You see, there’s a very good reason why the Charlotte NBA franchise dropped five consecutive road games to solid Western Conference teams and that reason is that the Bobcats aren’t very good. They aren’t good without Gerald Wallace and they weren’t good with him. They were simply adequate.

But they were tearing up the league once Sugar Bear Silas took over,” you contend. Yes, they were putting notches in the win column but the vast majority of those wins came against the lowliest of Eastern Conference opponents and most of the quality victories came at home. To “beast it” in the Association, a team must be able to not only beat good teams at home but also occasionally on the road and, most importantly, must do both of these things consistently. *

Combine the Bobcats lack of talent with the early season Larry Brown-orchestrated funk, the loss of Tyrus Thomas and the unexpected lights-out play of Philadelphia and Indiana and you can see why Michael Jordan pulled the plug. A seasoned gambler looking at these Playoff odds would fold and wait for the next hand.

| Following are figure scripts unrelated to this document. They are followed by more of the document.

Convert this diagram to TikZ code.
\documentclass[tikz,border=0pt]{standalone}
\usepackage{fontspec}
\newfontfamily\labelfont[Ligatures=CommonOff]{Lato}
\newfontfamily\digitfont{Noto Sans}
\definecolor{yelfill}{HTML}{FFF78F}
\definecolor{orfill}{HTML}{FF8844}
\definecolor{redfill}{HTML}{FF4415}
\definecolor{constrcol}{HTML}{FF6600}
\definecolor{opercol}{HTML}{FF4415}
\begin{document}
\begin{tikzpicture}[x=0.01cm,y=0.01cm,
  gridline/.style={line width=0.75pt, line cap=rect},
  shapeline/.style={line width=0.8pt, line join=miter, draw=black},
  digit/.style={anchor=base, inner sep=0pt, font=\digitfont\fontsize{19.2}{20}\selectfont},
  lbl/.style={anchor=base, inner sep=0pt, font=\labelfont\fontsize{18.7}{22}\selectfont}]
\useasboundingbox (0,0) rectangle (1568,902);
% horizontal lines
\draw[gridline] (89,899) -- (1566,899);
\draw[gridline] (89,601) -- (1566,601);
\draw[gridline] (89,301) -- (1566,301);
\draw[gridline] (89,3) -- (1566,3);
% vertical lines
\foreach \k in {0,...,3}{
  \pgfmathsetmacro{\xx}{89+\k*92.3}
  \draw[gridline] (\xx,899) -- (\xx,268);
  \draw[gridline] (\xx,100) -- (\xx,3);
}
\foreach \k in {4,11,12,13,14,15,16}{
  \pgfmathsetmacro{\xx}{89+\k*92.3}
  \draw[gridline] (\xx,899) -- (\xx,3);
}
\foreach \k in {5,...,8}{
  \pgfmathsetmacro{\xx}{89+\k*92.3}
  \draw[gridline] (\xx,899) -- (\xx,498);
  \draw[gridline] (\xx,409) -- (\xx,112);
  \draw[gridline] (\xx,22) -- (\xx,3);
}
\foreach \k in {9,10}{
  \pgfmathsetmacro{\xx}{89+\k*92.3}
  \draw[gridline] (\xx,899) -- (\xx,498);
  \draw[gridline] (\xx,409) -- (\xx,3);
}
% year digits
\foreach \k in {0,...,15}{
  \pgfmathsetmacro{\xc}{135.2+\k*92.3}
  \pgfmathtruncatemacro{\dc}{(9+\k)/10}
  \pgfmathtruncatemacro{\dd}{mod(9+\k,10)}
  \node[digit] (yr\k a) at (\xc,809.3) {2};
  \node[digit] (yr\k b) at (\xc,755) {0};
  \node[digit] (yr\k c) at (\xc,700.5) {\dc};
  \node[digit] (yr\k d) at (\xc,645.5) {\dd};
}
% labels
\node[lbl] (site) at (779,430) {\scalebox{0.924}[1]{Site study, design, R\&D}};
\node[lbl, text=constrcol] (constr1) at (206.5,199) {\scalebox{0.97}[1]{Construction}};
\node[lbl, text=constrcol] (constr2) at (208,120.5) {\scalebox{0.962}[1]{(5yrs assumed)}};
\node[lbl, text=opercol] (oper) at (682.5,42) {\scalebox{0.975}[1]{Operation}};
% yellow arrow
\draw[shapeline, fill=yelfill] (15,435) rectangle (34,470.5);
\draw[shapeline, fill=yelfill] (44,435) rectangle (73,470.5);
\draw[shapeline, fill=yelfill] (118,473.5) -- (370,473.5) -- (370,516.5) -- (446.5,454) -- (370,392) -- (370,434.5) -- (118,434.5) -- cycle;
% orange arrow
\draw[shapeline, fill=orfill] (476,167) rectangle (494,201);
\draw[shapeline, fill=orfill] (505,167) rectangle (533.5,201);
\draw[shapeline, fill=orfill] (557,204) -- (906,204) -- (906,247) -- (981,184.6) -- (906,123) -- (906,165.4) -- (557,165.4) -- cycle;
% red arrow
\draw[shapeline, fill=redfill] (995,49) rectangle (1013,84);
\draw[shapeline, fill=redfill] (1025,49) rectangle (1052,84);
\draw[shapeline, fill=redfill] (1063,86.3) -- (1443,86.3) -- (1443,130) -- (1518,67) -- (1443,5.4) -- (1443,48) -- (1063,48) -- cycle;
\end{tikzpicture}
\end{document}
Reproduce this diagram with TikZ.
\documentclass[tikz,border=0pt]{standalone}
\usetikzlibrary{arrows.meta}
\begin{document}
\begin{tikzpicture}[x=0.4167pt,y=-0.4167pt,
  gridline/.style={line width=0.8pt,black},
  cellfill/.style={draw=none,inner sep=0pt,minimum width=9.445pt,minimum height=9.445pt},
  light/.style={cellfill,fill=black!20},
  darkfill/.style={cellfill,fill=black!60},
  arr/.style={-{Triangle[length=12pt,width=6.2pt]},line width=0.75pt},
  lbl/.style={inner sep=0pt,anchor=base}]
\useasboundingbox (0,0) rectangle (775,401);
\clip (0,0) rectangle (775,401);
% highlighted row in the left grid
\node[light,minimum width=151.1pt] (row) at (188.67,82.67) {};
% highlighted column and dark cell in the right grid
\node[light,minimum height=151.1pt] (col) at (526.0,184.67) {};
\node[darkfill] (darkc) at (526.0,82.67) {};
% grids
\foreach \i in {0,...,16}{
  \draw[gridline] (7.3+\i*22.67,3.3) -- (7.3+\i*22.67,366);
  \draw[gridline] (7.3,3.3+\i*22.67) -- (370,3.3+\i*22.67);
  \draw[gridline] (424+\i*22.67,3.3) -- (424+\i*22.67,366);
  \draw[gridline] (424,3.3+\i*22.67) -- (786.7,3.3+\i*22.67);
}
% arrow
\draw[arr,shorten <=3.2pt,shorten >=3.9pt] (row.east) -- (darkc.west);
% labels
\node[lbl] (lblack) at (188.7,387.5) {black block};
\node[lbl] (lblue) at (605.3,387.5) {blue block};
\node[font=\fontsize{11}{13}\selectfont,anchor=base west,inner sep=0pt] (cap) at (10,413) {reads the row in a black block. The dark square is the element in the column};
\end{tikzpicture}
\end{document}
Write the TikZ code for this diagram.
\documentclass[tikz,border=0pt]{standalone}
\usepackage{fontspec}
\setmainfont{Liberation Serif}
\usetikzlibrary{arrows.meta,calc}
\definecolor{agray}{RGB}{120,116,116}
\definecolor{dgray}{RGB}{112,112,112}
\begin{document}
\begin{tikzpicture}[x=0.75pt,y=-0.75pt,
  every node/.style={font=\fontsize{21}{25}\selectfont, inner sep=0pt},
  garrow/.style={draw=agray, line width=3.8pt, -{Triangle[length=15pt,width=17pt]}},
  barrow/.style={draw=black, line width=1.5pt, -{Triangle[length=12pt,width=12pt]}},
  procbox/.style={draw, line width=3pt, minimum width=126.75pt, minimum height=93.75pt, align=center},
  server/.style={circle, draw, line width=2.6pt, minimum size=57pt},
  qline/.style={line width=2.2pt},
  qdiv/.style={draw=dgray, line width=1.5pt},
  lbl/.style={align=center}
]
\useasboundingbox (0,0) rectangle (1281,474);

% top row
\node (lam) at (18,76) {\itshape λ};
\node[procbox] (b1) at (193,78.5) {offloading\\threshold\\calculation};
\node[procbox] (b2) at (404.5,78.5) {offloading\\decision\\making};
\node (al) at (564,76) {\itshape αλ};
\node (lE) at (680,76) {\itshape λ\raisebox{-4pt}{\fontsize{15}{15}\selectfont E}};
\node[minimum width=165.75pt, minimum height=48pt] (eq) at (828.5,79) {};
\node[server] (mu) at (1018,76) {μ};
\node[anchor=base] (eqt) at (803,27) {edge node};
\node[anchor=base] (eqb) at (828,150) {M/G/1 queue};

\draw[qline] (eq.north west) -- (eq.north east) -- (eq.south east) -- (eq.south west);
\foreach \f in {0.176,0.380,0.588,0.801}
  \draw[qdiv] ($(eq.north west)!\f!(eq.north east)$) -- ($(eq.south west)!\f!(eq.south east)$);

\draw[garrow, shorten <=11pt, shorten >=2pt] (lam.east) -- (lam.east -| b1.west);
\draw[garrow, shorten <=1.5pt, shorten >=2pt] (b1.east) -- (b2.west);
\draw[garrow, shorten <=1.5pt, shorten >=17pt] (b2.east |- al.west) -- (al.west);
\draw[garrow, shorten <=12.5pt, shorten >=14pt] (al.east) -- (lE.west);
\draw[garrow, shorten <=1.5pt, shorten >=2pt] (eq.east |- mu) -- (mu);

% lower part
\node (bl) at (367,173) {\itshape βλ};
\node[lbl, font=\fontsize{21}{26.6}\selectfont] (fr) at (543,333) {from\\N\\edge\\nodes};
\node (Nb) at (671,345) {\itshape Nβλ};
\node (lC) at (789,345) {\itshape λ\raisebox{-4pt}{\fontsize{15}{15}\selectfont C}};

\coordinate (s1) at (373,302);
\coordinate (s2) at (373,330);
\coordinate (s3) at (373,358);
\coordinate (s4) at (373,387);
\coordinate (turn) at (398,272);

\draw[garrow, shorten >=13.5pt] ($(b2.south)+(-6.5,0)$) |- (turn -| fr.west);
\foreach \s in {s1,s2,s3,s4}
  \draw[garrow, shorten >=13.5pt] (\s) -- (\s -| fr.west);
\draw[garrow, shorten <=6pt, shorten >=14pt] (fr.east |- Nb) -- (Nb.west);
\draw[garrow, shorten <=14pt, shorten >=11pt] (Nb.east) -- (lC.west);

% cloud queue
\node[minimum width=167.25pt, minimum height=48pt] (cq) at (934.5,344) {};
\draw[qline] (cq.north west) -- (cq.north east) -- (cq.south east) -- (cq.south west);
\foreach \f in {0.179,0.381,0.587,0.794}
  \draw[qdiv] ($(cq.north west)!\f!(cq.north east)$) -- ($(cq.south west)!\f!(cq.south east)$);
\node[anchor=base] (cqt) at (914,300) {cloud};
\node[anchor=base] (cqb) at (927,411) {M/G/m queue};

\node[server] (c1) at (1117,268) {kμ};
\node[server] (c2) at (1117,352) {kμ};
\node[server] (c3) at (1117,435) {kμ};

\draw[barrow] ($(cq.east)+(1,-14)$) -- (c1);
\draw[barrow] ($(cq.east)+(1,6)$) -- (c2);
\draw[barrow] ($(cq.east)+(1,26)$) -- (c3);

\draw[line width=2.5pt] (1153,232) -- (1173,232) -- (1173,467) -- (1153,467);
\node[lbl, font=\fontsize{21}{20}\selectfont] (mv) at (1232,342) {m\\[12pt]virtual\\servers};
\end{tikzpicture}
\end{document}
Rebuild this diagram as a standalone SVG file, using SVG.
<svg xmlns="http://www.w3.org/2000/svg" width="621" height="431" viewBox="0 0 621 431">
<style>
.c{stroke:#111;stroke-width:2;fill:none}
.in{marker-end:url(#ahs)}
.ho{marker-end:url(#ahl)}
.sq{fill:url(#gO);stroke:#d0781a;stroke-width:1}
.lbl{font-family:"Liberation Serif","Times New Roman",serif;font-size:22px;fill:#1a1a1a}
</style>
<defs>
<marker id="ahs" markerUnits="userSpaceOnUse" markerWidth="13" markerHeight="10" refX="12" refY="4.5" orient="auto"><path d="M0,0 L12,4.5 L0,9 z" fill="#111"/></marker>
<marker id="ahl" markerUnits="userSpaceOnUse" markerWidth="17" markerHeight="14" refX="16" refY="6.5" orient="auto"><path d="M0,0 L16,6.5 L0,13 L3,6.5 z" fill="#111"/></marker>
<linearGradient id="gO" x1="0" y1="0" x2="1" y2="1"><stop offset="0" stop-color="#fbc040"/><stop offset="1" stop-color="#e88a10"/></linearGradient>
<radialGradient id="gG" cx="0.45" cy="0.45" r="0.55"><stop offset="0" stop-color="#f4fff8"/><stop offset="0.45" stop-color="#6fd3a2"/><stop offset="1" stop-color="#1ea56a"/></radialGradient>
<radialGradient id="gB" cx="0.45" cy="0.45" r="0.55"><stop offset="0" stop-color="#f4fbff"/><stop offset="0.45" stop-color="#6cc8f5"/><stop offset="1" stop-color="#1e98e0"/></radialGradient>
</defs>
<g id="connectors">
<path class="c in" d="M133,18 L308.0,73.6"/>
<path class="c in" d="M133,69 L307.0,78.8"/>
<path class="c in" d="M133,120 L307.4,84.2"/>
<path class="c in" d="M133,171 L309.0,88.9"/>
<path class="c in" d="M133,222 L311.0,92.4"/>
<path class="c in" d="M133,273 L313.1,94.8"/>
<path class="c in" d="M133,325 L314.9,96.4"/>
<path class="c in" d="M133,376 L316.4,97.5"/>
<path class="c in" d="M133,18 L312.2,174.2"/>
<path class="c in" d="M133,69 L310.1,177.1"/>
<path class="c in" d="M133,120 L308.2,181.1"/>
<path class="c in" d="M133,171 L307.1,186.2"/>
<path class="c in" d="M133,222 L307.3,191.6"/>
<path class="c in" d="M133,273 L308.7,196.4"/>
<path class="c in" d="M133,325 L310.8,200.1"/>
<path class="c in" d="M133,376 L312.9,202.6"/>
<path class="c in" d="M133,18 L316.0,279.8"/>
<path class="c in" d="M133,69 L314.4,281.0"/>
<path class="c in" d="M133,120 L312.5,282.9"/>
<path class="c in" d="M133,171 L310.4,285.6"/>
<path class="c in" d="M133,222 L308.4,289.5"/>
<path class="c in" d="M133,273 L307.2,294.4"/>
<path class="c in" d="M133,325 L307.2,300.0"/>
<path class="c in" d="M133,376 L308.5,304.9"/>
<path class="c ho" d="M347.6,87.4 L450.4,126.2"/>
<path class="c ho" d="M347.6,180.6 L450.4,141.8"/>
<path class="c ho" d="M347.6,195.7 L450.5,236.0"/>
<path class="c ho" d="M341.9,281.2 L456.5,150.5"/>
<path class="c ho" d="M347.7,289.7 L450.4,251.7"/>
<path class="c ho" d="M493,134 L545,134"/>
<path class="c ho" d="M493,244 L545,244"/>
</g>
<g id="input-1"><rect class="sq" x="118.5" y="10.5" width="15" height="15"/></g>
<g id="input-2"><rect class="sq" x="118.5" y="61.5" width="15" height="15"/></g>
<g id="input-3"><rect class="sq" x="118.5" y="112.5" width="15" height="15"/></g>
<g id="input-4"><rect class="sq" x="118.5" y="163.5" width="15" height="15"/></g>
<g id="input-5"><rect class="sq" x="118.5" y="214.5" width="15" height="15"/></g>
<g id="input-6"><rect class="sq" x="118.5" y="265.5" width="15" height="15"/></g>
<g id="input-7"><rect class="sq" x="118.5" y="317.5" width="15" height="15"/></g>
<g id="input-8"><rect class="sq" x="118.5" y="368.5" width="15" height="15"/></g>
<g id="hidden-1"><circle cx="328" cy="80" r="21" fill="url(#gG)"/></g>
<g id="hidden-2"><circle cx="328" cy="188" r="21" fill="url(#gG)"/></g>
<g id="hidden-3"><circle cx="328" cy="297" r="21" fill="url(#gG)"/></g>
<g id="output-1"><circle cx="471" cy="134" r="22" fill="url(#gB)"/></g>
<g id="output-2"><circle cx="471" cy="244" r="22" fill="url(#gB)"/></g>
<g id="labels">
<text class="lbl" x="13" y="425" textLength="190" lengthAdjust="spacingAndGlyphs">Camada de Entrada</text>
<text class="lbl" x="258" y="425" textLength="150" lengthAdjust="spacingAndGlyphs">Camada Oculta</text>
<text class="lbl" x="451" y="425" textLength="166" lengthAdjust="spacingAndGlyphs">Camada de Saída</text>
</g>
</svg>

That’s exactly what MJ has done and while it might not be pretty now, the ‘Cats are in a much better position long-term to be relevant.

ROSTERBATION NOTES:

-It’s been a pleasure watching Gerald Henderson go through the ups & downs of a young starter. Some nights the guy looks like a keeper and on others he looks rather lost. His jumper is still not as consistent as it needs to be and I’m hoping that he and his family enlist a specialist to work with him on the skill during the summer. The athleticism that Henderson leans on so much now won’t be there in six or seven years. Hopefully Gerald fulfills his potential as a Kobe-lite by rounding out his skill-set over the next few offseasons.

-I don’t think it’ll be too difficult finding a taker for Boris Diaw’s expiring contract if he puts up a few more performances like the one he did against the Clips last evening. My gut (pun intended) feeling has always been that Boris is simply bored with Charlotte and the systems in place. He’d be much better off in a more metropolitan city. Moving him this summer (along with one of the first rounders acquired in the Wallace trade) would put the Bobcats in the position to take on a max-level star via trade or signing for the first time in a very long while.

-In my opinion, Jordan’s rebuilding plan was hinted at the day the team extended Coach Silas’s contract for next season. It was a clear move to the coach that the blame for the team’s struggles wouldn’t be placed exclusively on his shoulders. Unless the ‘Cats can recruit top notch talent to come to Charlotte this summer, the team will most likely struggle for another season as they build their young nucleus of players for a successful run in ’12-’13.

-ASChin

*Let’s go ahead and call it “The Dallas Test.” The day that the Bobcats go into Big D and scalp the previously unscalpable Mavericks easily on the road, they’ll have made the jump. Until then, they’re either bad or not good enough.